House committee OKs proposal to amend Anti-Trafficking in Persons Act

Published August 25, 2021, 12:24 PM

by Noreen Jazul

A proposal that seeks to amend the Anti-Trafficking in Persons (ATIP) Act has been approved by the House of Representatives’ Committee on the Welfare of Children on Wednesday, August 25.


The committee consolidated House Bills 5609, 5651, 5684, 8295, 8534, and 1239 that all proposed to strengthen the policies on anti-trafficking in persons.

During the deliberation, Inter-Agency Council Against Trafficking (IACAT) Undersecretary-in-Charge Emmeline Aglipay-Villar said the agency is one with the commitment in pushing for the inclusion of the provision on the “interception of communication for cases of online sexual abuse and exploitation of children (OSAEC).”

Villar said that while the IACAT, which is led by the Department of Justice (DOJ), has a good rate of conviction of OSAEC cases, “a lot” of offenders have yet to be arrested or face charges because of lack of evidence.

“This is what we really need. We have been asked several times by the Executive, the President, by the representatives what we need and we emphasized…that this provision of interception of communication is what we need,” Villar told the House committee.

“We want this evil to end, the exploitation of our children to end..and this is one of the tools that will be necessary to do that,” she added.”

Noel Eballe of the Internal Justice Mission (IJM) said based on data, 77 percent of successful investigations on trafficking cases had undercover engagements.

Gabriela Partylist Representative Arlene Brosas, for her part, raised concern on the provision on the interception of communication.

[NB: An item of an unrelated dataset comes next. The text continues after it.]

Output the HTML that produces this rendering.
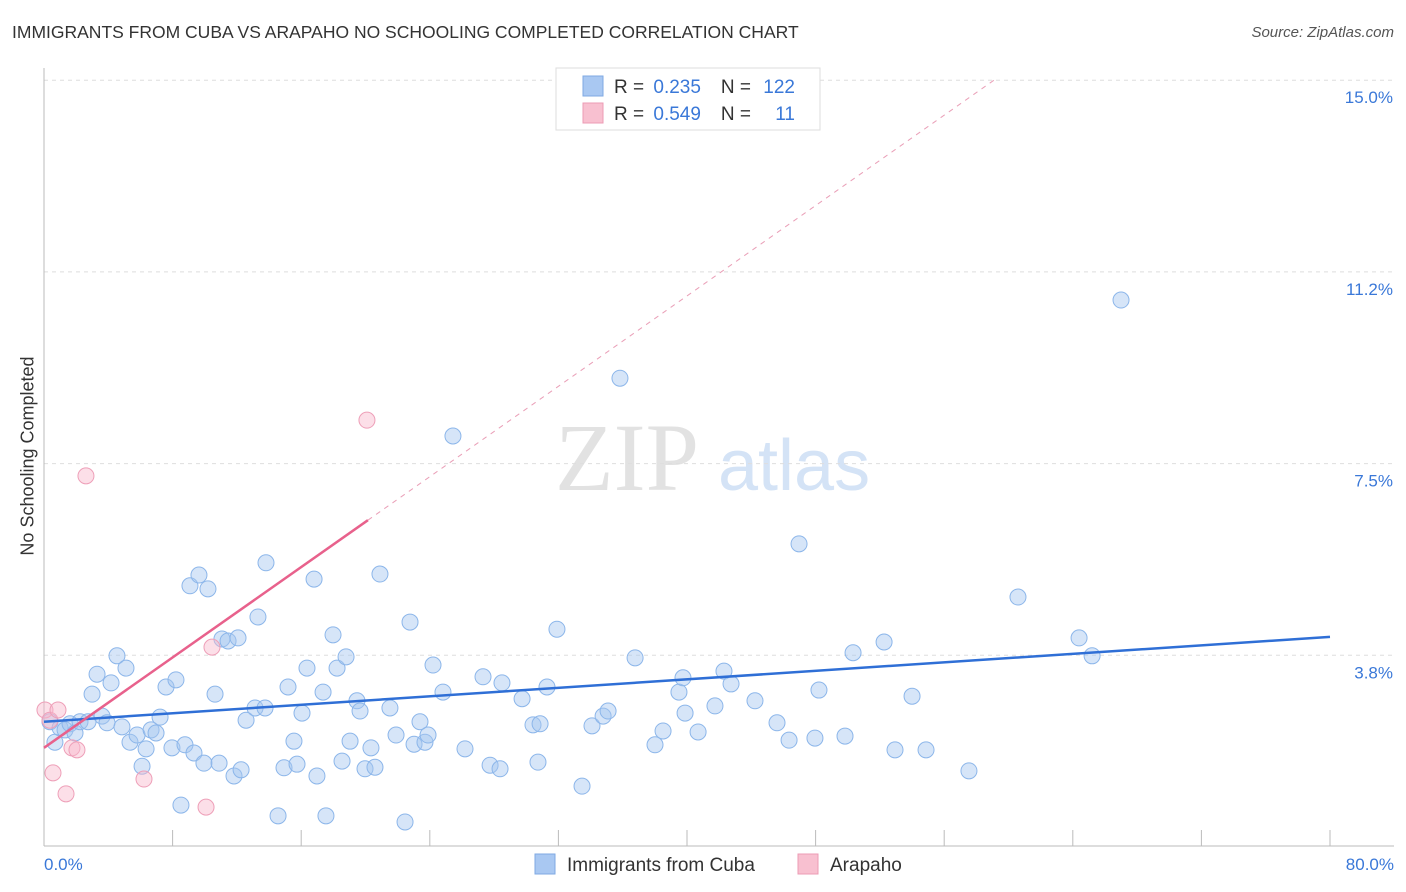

“How will you inform the person who is believed to have committed, is committing, or about to commit trafficking but was not proven that he or she sis subjected to surveillance and interception of communication? Paano pag walang napatunayan sa hinihinalang nag commit o mag co-commit at na intercept na ang undercover LEO (law enforcement officer), pwede bang magkaso ang sinubject to surveillance (What if they were not able to prove that the suspected person really committed or is committing the crime and that person was already intercepted by the undercover LEO, can the person who was subjected to surveillance file a case?),” Brosas asked the committee.

However, since the proposed bill was already passed before the Gabriela representative made her statement, the committee moved that the questions raised by Brosas will be tackled in the plenary.